▸ What you have to do
Repeat the lines below exactly as they appear, but leave out the images.
****
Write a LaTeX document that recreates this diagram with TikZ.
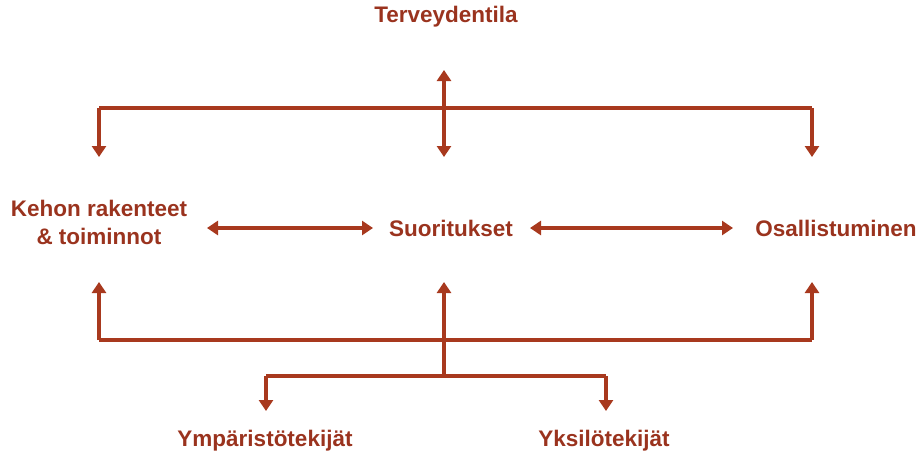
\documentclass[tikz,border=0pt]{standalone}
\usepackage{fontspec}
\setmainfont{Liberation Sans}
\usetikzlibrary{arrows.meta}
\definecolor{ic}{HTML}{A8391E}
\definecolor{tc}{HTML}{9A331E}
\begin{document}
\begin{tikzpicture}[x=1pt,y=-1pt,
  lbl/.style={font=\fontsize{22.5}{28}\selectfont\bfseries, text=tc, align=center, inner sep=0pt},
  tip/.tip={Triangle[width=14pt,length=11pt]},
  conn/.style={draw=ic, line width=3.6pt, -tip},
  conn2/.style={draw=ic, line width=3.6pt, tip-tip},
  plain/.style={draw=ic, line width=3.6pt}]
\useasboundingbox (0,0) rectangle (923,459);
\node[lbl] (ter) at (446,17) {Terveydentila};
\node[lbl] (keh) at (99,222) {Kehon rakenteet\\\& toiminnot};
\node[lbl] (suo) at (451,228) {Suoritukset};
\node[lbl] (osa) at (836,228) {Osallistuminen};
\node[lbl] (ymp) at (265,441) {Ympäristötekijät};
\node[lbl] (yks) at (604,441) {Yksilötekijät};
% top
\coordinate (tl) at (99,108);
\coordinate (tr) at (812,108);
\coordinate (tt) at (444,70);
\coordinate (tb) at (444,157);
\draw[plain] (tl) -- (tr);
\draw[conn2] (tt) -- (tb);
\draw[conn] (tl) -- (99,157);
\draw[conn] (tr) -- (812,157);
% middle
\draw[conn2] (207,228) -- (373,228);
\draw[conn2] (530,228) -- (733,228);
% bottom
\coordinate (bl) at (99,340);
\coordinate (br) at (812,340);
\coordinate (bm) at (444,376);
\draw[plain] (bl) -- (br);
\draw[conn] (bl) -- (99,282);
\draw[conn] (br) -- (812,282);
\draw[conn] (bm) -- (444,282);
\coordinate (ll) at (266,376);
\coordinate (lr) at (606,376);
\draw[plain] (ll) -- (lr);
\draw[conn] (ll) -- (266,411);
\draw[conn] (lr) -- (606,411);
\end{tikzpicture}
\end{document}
****
▸ Response to the exercise
Write a LaTeX document that recreates this diagram with TikZ.
\documentclass[tikz,border=0pt]{standalone}
\usepackage{fontspec}
\setmainfont{Liberation Sans}
\usetikzlibrary{arrows.meta}
\definecolor{ic}{HTML}{A8391E}
\definecolor{tc}{HTML}{9A331E}
\begin{document}
\begin{tikzpicture}[x=1pt,y=-1pt,
  lbl/.style={font=\fontsize{22.5}{28}\selectfont\bfseries, text=tc, align=center, inner sep=0pt},
  tip/.tip={Triangle[width=14pt,length=11pt]},
  conn/.style={draw=ic, line width=3.6pt, -tip},
  conn2/.style={draw=ic, line width=3.6pt, tip-tip},
  plain/.style={draw=ic, line width=3.6pt}]
\useasboundingbox (0,0) rectangle (923,459);
\node[lbl] (ter) at (446,17) {Terveydentila};
\node[lbl] (keh) at (99,222) {Kehon rakenteet\\\& toiminnot};
\node[lbl] (suo) at (451,228) {Suoritukset};
\node[lbl] (osa) at (836,228) {Osallistuminen};
\node[lbl] (ymp) at (265,441) {Ympäristötekijät};
\node[lbl] (yks) at (604,441) {Yksilötekijät};
% top
\coordinate (tl) at (99,108);
\coordinate (tr) at (812,108);
\coordinate (tt) at (444,70);
\coordinate (tb) at (444,157);
\draw[plain] (tl) -- (tr);
\draw[conn2] (tt) -- (tb);
\draw[conn] (tl) -- (99,157);
\draw[conn] (tr) -- (812,157);
% middle
\draw[conn2] (207,228) -- (373,228);
\draw[conn2] (530,228) -- (733,228);
% bottom
\coordinate (bl) at (99,340);
\coordinate (br) at (812,340);
\coordinate (bm) at (444,376);
\draw[plain] (bl) -- (br);
\draw[conn] (bl) -- (99,282);
\draw[conn] (br) -- (812,282);
\draw[conn] (bm) -- (444,282);
\coordinate (ll) at (266,376);
\coordinate (lr) at (606,376);
\draw[plain] (ll) -- (lr);
\draw[conn] (ll) -- (266,411);
\draw[conn] (lr) -- (606,411);
\end{tikzpicture}
\end{document}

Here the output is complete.